When Elon Musk went before an international space conference in Mexico and announced his vision of a Mars transportation system built by his company SpaceX, attendees were enthralled by the technology—and despairing of the price tag, which at a bare minimum of $10 billion seemed out of reach for the private sector and the United States’ cash-strapped space agency.

But more than one space enthusiast eyed the elaborately decorated exhibit booth of the United Arab Emirates space agency, founded in 2014, wondering whether it—and the UAE’s $500 billion sovereign wealth fund, swollen with petrodollars—could be the financiers needed for a Mars colony.

Now we have the beginnings of an answer, from UAE prime minister Sheikh Mohammed bin Rashid Al Maktoum. He tweeted out plans to “create a mini-city and community on Mars involving international cooperation” within the next century, calling the project “Mars 2117.”

The UAE already has plans to launch a Mars probe by 2021, and has been collaborating with space agencies in the United Kingdom and France to reach this goal.
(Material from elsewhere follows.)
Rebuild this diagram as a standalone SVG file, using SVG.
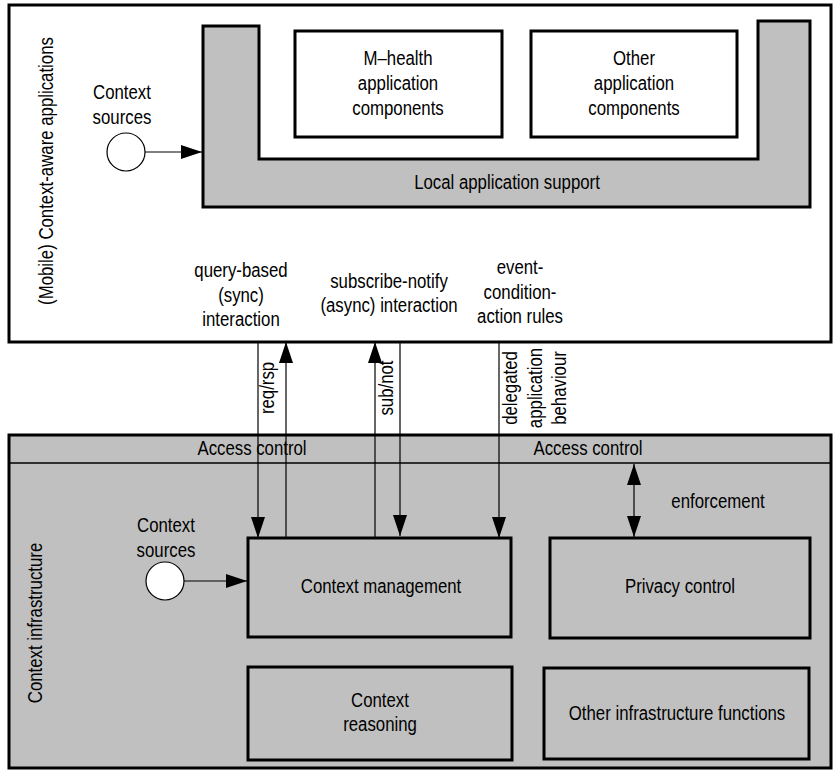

Al Maktoum sees the long-term project as a way to build his country’s capacity in high-tech endeavors; as with many oil-dependent economies, the goal is to diversify into new industrial sectors.

A press release described a planned scientific team of Emiratis working with a global consortium of researchers to develop solutions to the array of challenges for humans seeking to live in the harsh Martian environment, including the production of food, water, power, and breathable air.

Two things stood out immediately about the plan: First, it has a reasonable timeline, compared with SpaceX’s hyper-ambitious 2023 launch goal (though Musk conceded in his presentation that a feasible timetable for colonization would be between 40 and 100 years). Second, it aims at Mars at a time when other big space powers—Europe, China and Russia, and also perhaps NASA under new US president Donald Trump—are looking at a return to the Moon as a simpler, more cost-effective way to develop human spacefaring technology.